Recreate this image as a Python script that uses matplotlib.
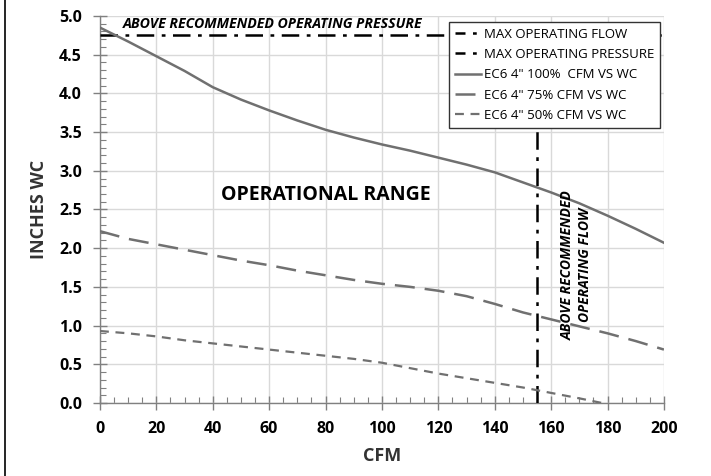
import matplotlib
matplotlib.use("Agg")
import matplotlib.pyplot as plt
from matplotlib.lines import Line2D
from matplotlib.ticker import MultipleLocator

plt.rcParams['font.family'] = ['Open Sans', 'DejaVu Sans']

# data
cfm = [0, 10, 20, 30, 40, 50, 60, 70, 80, 90, 100, 110, 120, 130, 140, 150, 160, 170, 180, 190, 200]
wc_100 = [4.85, 4.67, 4.48, 4.29, 4.08, 3.92, 3.78, 3.65, 3.53, 3.43, 3.34, 3.26, 3.17, 3.08, 2.98,
          2.85, 2.72, 2.58, 2.42, 2.25, 2.07]
wc_75 = [2.22, 2.12, 2.05, 1.98, 1.91, 1.84, 1.78, 1.71, 1.65, 1.59, 1.54, 1.50, 1.45, 1.38, 1.28,
         1.17, 1.08, 0.99, 0.90, 0.80, 0.69]
cfm_50 = [0, 10, 20, 30, 40, 50, 60, 70, 80, 90, 100, 110, 120, 130, 140, 150, 160, 170, 178]
wc_50 = [0.93, 0.90, 0.86, 0.81, 0.77, 0.73, 0.69, 0.65, 0.61, 0.57, 0.52, 0.45, 0.38, 0.32, 0.26,
         0.20, 0.13, 0.06, 0.0]

max_flow = 155
max_pressure = 4.75

labels = ['MAX OPERATING FLOW', 'MAX OPERATING PRESSURE', 'EC6 4" 100%  CFM VS WC',
          'EC6 4" 75% CFM VS WC', 'EC6 4" 50% CFM VS WC']

fig = plt.figure(figsize=(7.11, 4.76), dpi=100)
ax = fig.add_axes([0.1406, 0.1534, 0.7932, 0.8130])

curve_col = '#707070'
dashdot = (0, (7, 3, 1.5, 3))

ax.axvline(max_flow, color='black', lw=1.8, ls=dashdot, zorder=3)
ax.axhline(max_pressure, color='black', lw=1.8, ls=dashdot, zorder=3)
ax.plot(cfm, wc_100, color=curve_col, lw=1.8, zorder=3)
ax.plot(cfm, wc_75, color=curve_col, lw=1.8, ls=(0, (8, 4)), zorder=3)
ax.plot(cfm_50, wc_50, color=curve_col, lw=1.6, ls=(0, (4, 3)), zorder=3)

ax.set_xlim(0, 200)
ax.set_ylim(0, 5)
ax.xaxis.set_major_locator(MultipleLocator(20))
ax.xaxis.set_minor_locator(MultipleLocator(5))
ax.yaxis.set_major_locator(MultipleLocator(0.5))
ax.yaxis.set_minor_locator(MultipleLocator(0.1))
ax.grid(True, which='major', color='#d9d9d9', lw=1.0, zorder=0)
ax.set_axisbelow(True)

for s in ['top', 'right']:
    ax.spines[s].set_visible(False)
for s in ['left', 'bottom']:
    ax.spines[s].set_color('#808080')
    ax.spines[s].set_linewidth(1.0)

ax.tick_params(which='major', direction='inout', length=10, width=1.0, color='#808080',
               labelsize=11.5, pad=8)
ax.tick_params(which='minor', direction='in', length=4, width=0.8, color='#808080')
ax.set_xticks(ax.get_xticks())
ax.set_xticklabels([f"{int(v)}" for v in ax.get_xticks()], fontweight='bold')
ax.set_yticks(ax.get_yticks())
ax.set_yticklabels([f"{v:.1f}" for v in ax.get_yticks()], fontweight='bold')
ax.set_xlim(0, 200)
ax.set_ylim(0, 5)

ax.set_xlabel('CFM', fontsize=13, fontweight='bold', color='#333333', labelpad=7)
ax.set_ylabel('INCHES WC', fontsize=13, fontweight='bold', color='#333333', labelpad=8)

ax.text(8, 4.80, 'ABOVE RECOMMENDED OPERATING PRESSURE', fontsize=10.2, fontweight='bold',
        fontstyle='italic', ha='left', va='bottom')
ax.text(80, 2.69, 'OPERATIONAL RANGE', fontsize=14, fontweight='bold', ha='center', va='center')
ax.text(169, 1.78, 'ABOVE RECOMMENDED\nOPERATING FLOW', fontsize=10, fontweight='bold',
        fontstyle='italic', rotation=90, ha='center', va='center', multialignment='center',
        linespacing=1.3)

handles = [
    Line2D([], [], color='black', lw=1.8, ls=(0, (4, 3, 1.5, 3, 1.5, 3))),
    Line2D([], [], color='black', lw=1.8, ls=(0, (4, 3, 1.5, 3, 1.5, 3))),
    Line2D([], [], color=curve_col, lw=1.8),
    Line2D([], [], color=curve_col, lw=1.8, ls=(0, (8, 4))),
    Line2D([], [], color=curve_col, lw=1.6, ls=(0, (4, 3))),
]
leg = ax.legend(handles, labels, loc='upper right', bbox_to_anchor=(0.993, 0.985),
                borderaxespad=0, prop={'size': 9.5, 'weight': 'normal'}, frameon=True,
                fancybox=False, framealpha=1, edgecolor='#333333', handlelength=2.0,
                handletextpad=0.2, labelspacing=0.55, borderpad=0.45)
leg.get_frame().set_linewidth(1.0)
leg.set_zorder(5)

# border line on the left edge of the image
fig.add_artist(Line2D([0.0065, 0.0065], [0.0, 1.0], color='black', lw=1.2,
                      transform=fig.transFigure))

fig.savefig('out.png', dpi=100)
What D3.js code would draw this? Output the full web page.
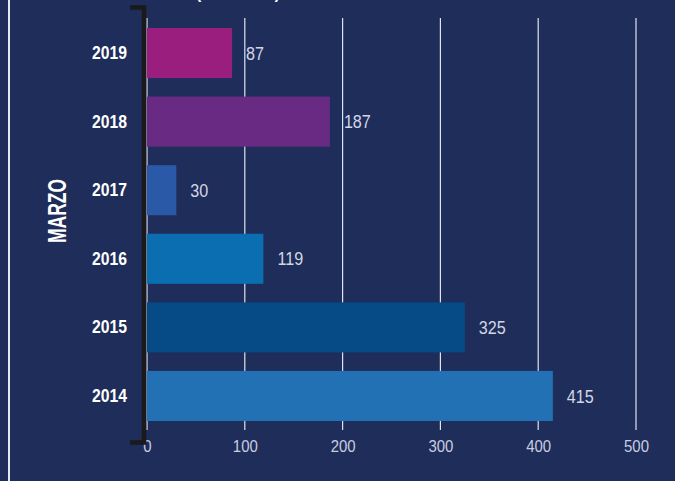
<!DOCTYPE html>
<html>
<head>
<meta charset="utf-8">
<script src="https://cdn.jsdelivr.net/npm/d3@7"></script>
<style>
  body { margin: 0; background: #1f2d5a; }
  svg { display: block; }
</style>
</head>
<body>
<script>
// data
const years = ['2019', '2018', '2017', '2016', '2015', '2014'];
const values = [87, 187, 30, 119, 325, 415];
const colors = ['#991e7e', '#692a84', '#2959a7', '#0a6eb0', '#064a86', '#2271b4'];
const ticks = [0, 100, 200, 300, 400, 500];

const svgWidth = 675, svgHeight = 481;
// condensed look: Liberation Sans squeezed horizontally
const font = "'Liberation Sans', Arial, sans-serif";

const svg = d3.select('body').append('svg')
  .attr('width', svgWidth)
  .attr('height', svgHeight);

svg.append('rect')
  .attr('width', svgWidth)
  .attr('height', svgHeight)
  .attr('fill', '#1f2d5a');

// left white frame line
svg.append('line')
  .attr('x1', 9).attr('x2', 9)
  .attr('y1', 0).attr('y2', svgHeight)
  .attr('stroke', '#e6e9f1')
  .attr('stroke-width', 2);

// title, cut off at the top edge like the original
svg.append('text')
  .attr('transform', 'translate(196,-2) scale(0.82,1)')
  .attr('font-family', font)
  .attr('font-weight', 'bold')
  .attr('font-size', 19)
  .attr('fill', '#ffffff')
  .text('(EN MILES)');

// scales
const x = d3.scaleLinear().domain([0, 500]).range([147, 636]);
const y = d3.scaleBand().domain(years).range([28, 421]).paddingInner(0.27).paddingOuter(0);

// gridlines
svg.append('g').selectAll('line').data(ticks).enter().append('line')
  .attr('x1', d => x(d)).attr('x2', d => x(d))
  .attr('y1', 18).attr('y2', 430)
  .attr('stroke', '#dfe3ee')
  .attr('stroke-width', 1.2);

// x axis labels
const xAxis = svg.append('g')
  .attr('transform', 'translate(0,430)')
  .call(d3.axisBottom(x).tickValues(ticks).tickSize(0).tickPadding(10));
xAxis.select('.domain').remove();
xAxis.selectAll('text')
  .attr('transform', 'scale(0.88,1)')
  .attr('font-family', font)
  .attr('font-size', 17)
  .attr('fill', '#c9cde0');

// bars
const bars = svg.append('g').selectAll('g').data(years).enter().append('g');

bars.append('rect')
  .attr('x', x(0))
  .attr('y', d => y(d))
  .attr('width', (d, i) => x(values[i]) - x(0))
  .attr('height', y.bandwidth())
  .attr('fill', (d, i) => colors[i]);

bars.append('text')
  .attr('transform', (d, i) => `translate(${x(values[i]) + 14},${y(d) + y.bandwidth() / 2}) scale(0.85,1)`)
  .attr('dy', '0.35em')
  .attr('font-family', font)
  .attr('font-size', 19)
  .attr('fill', '#d3d7e4')
  .text((d, i) => values[i]);

// y axis labels
const yAxis = svg.append('g')
  .attr('transform', 'translate(146,0)')
  .call(d3.axisLeft(y).tickSize(0));
yAxis.select('.domain').remove();
yAxis.selectAll('text')
  .attr('x', -19 / 0.83)
  .attr('transform', 'scale(0.83,1)')
  .attr('font-family', font)
  .attr('font-weight', 'bold')
  .attr('font-size', 19)
  .attr('fill', '#ffffff');

// black bracket
svg.append('path')
  .attr('d', 'M130,7.5 H144 V442.5 H130')
  .attr('fill', 'none')
  .attr('stroke', '#1a1a1a')
  .attr('stroke-width', 4.5);

// axis title
svg.append('text')
  .attr('transform', 'translate(57.5,211) rotate(-90) scale(0.7,1)')
  .attr('text-anchor', 'middle')
  .attr('dy', '0.35em')
  .attr('font-family', font)
  .attr('font-weight', 'bold')
  .attr('font-size', 25)
  .attr('fill', '#ffffff')
  .text('MARZO');
</script>
</body>
</html>
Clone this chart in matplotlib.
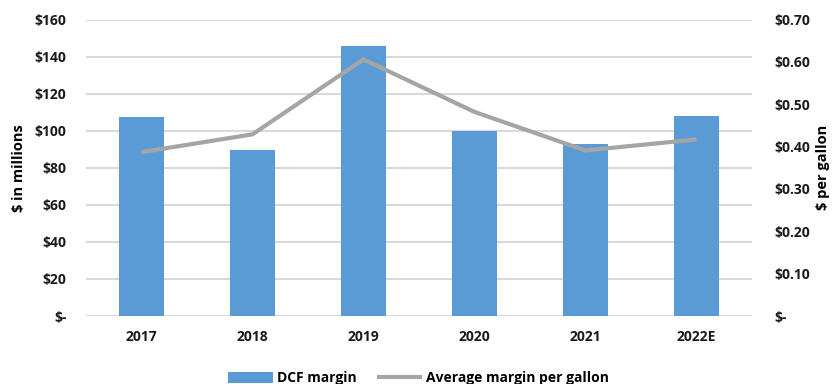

# # # # # # #

Work to do: Your task is to return the lines above, from the first one up to and including the line containing "plt.rcParams['font.family'] = ['Open", minus any pictures.

Result of the exercise:
Recreate this image as a Python script that uses matplotlib.
import matplotlib
matplotlib.use("Agg")
import matplotlib.pyplot as plt
from matplotlib.lines import Line2D
from matplotlib.ticker import MultipleLocator

plt.rcParams['font.family'] = ['Open Sans', 'DejaVu Sans']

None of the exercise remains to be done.